Auden's Influence on Modern Poetry is Undeniable, because he is the anti-Romantic:

      Most of the modern poets have imitated him. Their style is also anti-romantic. Modern poet should be detached and objective. His theory of objective co-relative have been copied. "In every poem he seeks a poetic strategy which can surprise, shock, or seduce his reader into serious self-examination, but simultaneously he seeks to, avoid prejudging the terms in which the self-assessment should take place". His poem are characteristically ironic and indirect, impersonal and largely "anti-poetic". In general orientation and method, the exalting poetry is clearly modern.

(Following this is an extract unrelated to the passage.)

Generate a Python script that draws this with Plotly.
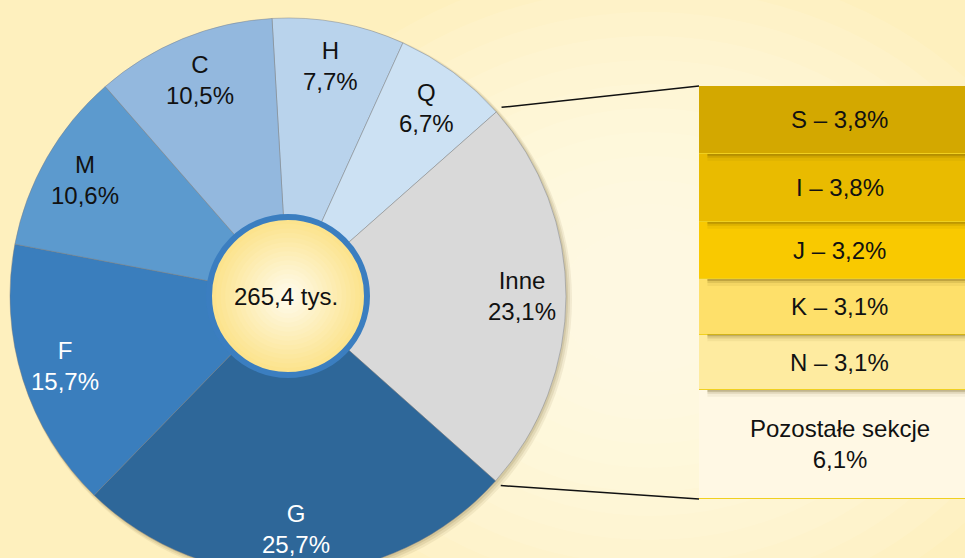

      He is anti-romantic like the modern poets because he is a didactic poet. "In place of the primary Romantic uses of poetry for self-expression or celebration of the poet's sensibility, he substitutes a dominant concern for what the poem can accomplish for the audience. If autobiographical details are present in the poem, their origins will be irrelevant. Auden asks acceptance of his vision not because it is unique or because it is his, but because the reader, he hopes, will feel compelled to recognize its relevance to his: personal: existence. The poem in other words, becomes a performance for the sake of the audience.

      "...Auden sees each man as independently responsible for evaluating every suggestion of what he should be or become. What the teacher and the poet do is to offer fresh perspectives which are worthy of a place in an individual's critical self-examination. To take the poem literally is to twist it into a command or a moral imperative".